**EXERCISE GOAL**
All the data below goes into the copy word for word, but the pictures don't.

**SOURCE MATERIAL**
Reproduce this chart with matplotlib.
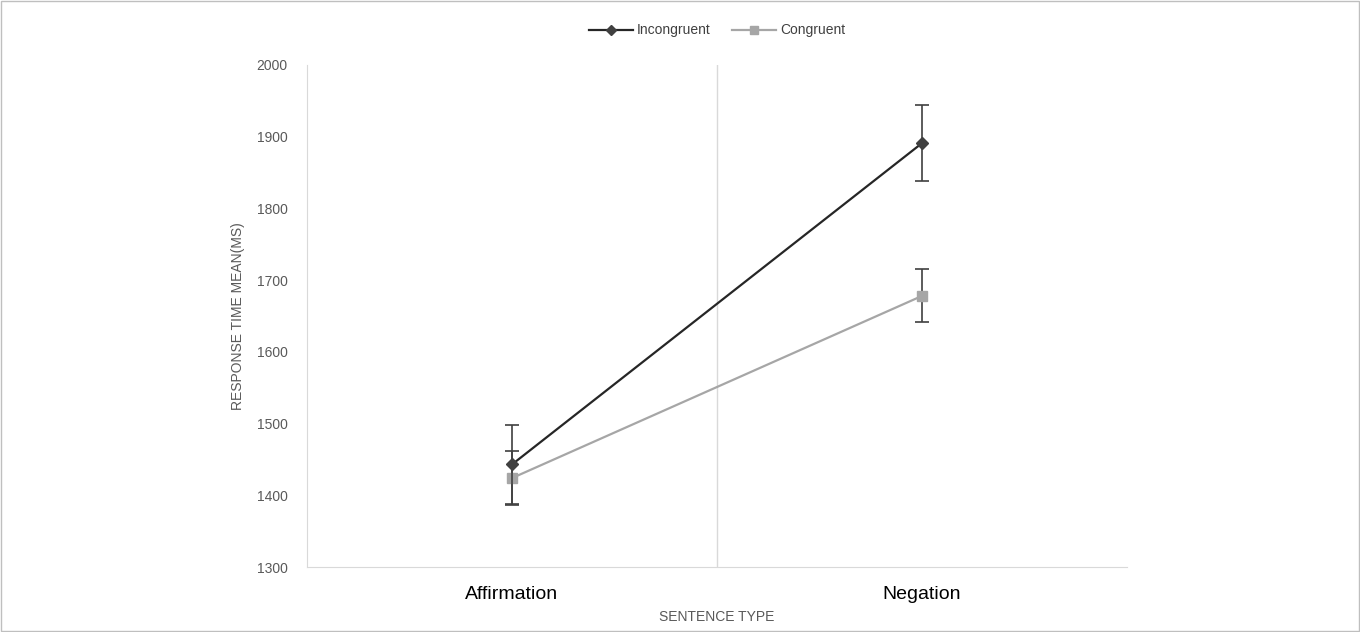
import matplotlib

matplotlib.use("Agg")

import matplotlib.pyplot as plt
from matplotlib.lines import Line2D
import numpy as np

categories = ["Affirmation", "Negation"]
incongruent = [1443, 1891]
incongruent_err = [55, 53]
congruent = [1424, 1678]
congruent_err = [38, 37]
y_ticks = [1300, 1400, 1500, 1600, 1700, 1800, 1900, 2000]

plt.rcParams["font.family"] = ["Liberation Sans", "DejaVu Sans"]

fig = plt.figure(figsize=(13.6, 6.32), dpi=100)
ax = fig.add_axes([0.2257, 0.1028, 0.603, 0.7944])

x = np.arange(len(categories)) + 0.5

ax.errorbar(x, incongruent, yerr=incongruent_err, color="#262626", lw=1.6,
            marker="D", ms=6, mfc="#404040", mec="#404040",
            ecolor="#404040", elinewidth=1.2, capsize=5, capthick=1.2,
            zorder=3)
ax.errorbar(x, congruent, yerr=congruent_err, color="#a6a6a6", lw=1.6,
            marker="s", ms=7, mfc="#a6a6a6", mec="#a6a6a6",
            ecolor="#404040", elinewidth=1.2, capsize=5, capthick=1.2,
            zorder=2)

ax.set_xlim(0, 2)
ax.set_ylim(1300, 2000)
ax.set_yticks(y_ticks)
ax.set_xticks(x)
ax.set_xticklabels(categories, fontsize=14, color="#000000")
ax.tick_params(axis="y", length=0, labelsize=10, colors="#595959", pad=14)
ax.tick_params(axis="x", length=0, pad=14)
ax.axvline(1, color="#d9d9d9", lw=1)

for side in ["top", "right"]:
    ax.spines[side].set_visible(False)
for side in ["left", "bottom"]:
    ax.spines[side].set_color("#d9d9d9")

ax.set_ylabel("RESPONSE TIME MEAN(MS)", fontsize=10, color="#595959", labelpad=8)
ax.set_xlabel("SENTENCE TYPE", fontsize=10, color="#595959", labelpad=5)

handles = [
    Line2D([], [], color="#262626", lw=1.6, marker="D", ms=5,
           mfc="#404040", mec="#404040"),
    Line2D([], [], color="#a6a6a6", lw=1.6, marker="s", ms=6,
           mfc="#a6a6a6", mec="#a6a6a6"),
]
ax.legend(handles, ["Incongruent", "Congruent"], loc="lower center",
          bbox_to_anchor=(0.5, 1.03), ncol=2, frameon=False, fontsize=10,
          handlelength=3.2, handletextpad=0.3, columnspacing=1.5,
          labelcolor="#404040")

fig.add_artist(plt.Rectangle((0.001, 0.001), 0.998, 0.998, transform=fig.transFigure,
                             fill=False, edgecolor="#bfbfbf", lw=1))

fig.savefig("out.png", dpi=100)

**WORKED SOLUTION**
Reproduce this chart with matplotlib.
import matplotlib

matplotlib.use("Agg")

import matplotlib.pyplot as plt
from matplotlib.lines import Line2D
import numpy as np

categories = ["Affirmation", "Negation"]
incongruent = [1443, 1891]
incongruent_err = [55, 53]
congruent = [1424, 1678]
congruent_err = [38, 37]
y_ticks = [1300, 1400, 1500, 1600, 1700, 1800, 1900, 2000]

plt.rcParams["font.family"] = ["Liberation Sans", "DejaVu Sans"]

fig = plt.figure(figsize=(13.6, 6.32), dpi=100)
ax = fig.add_axes([0.2257, 0.1028, 0.603, 0.7944])

x = np.arange(len(categories)) + 0.5

ax.errorbar(x, incongruent, yerr=incongruent_err, color="#262626", lw=1.6,
            marker="D", ms=6, mfc="#404040", mec="#404040",
            ecolor="#404040", elinewidth=1.2, capsize=5, capthick=1.2,
            zorder=3)
ax.errorbar(x, congruent, yerr=congruent_err, color="#a6a6a6", lw=1.6,
            marker="s", ms=7, mfc="#a6a6a6", mec="#a6a6a6",
            ecolor="#404040", elinewidth=1.2, capsize=5, capthick=1.2,
            zorder=2)

ax.set_xlim(0, 2)
ax.set_ylim(1300, 2000)
ax.set_yticks(y_ticks)
ax.set_xticks(x)
ax.set_xticklabels(categories, fontsize=14, color="#000000")
ax.tick_params(axis="y", length=0, labelsize=10, colors="#595959", pad=14)
ax.tick_params(axis="x", length=0, pad=14)
ax.axvline(1, color="#d9d9d9", lw=1)

for side in ["top", "right"]:
    ax.spines[side].set_visible(False)
for side in ["left", "bottom"]:
    ax.spines[side].set_color("#d9d9d9")

ax.set_ylabel("RESPONSE TIME MEAN(MS)", fontsize=10, color="#595959", labelpad=8)
ax.set_xlabel("SENTENCE TYPE", fontsize=10, color="#595959", labelpad=5)

handles = [
    Line2D([], [], color="#262626", lw=1.6, marker="D", ms=5,
           mfc="#404040", mec="#404040"),
    Line2D([], [], color="#a6a6a6", lw=1.6, marker="s", ms=6,
           mfc="#a6a6a6", mec="#a6a6a6"),
]
ax.legend(handles, ["Incongruent", "Congruent"], loc="lower center",
          bbox_to_anchor=(0.5, 1.03), ncol=2, frameon=False, fontsize=10,
          handlelength=3.2, handletextpad=0.3, columnspacing=1.5,
          labelcolor="#404040")

fig.add_artist(plt.Rectangle((0.001, 0.001), 0.998, 0.998, transform=fig.transFigure,
                             fill=False, edgecolor="#bfbfbf", lw=1))

fig.savefig("out.png", dpi=100)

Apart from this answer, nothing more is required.